Proses advoksi RUU Penghapusan kekerasan Seksual yang banyak mengalami hambatan ditahun sebelumnya, diharapkan ditahun 2020 dengan tata kerja DPR RI periode baru dapat memperoleh hasil progresif yaitu disahkan. Maka pada diskusi sesi kedua kegiatan tersbut seluruh peserta berperan aktif memberikan masukan serta kontribusinya untuk memperkuat strategi advokasi RUU Pengahapusan Kekerasan Seksual.  Seperti yang disampaikan oleh PW Aisyiyah Jawa Tengah yaitu mbak Hartati dan PSGA UIN Walisongo yaitu Ibu Tatik terkait pendokumentasian/ pendataan kasus kekerasan seksual yang sudah mereka lakukan di organisasinya. Kegiatan penelitian tentang kekerasan sekusal yang akan dilakukan oleh PSGA UIN Walisongo. Sementara ibu Ratih dari WHDI menyampiakan perlu dilakukan Konsolidasi organisasi keagamaan lintas agama secara berkala mulai dari internal lembaga untuk memperkuat pemahaman subtansi RUU Penghapusan Kekerasan Seksual. Dan pembuatan visual yang populis untuk dukungan RUU P-KS di media social.

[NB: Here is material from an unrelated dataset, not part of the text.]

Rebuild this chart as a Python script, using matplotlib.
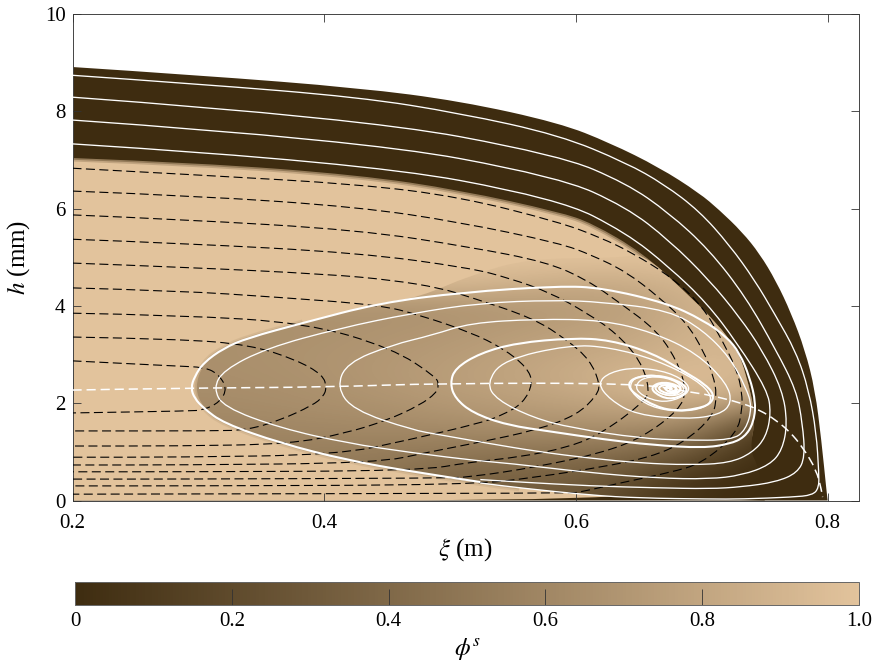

Selain dari masing-masing organisasi melakukan upaya untuk mendukung RUU Penghapusan Kekerasan Seksual agar segera disahkan, ada pula upaya yang dirumuskan dan akan dilakukan bersama, yaitu ;

  1. Mulai mengubah cara berfikir tentang perempuan sebagai subject hukum.
  2. Pemetaan actor baik di daerah maupun di nasional
  3. Membuat tulisan popular yang bisa diakses oleh semua elemen untuk mencounter penolakan RUU Penghapusan Kekerasan Seksual.
  4. Melakukan sosialisasi mengenai RUU KS sampai ke akar rumput.

Kegiatan aksi kolaborasi ini didukung oleh program MAMPU yaitu kemitraan Australia-indonesia untuk kesetaraan gender dan pemberdayaan perempuan.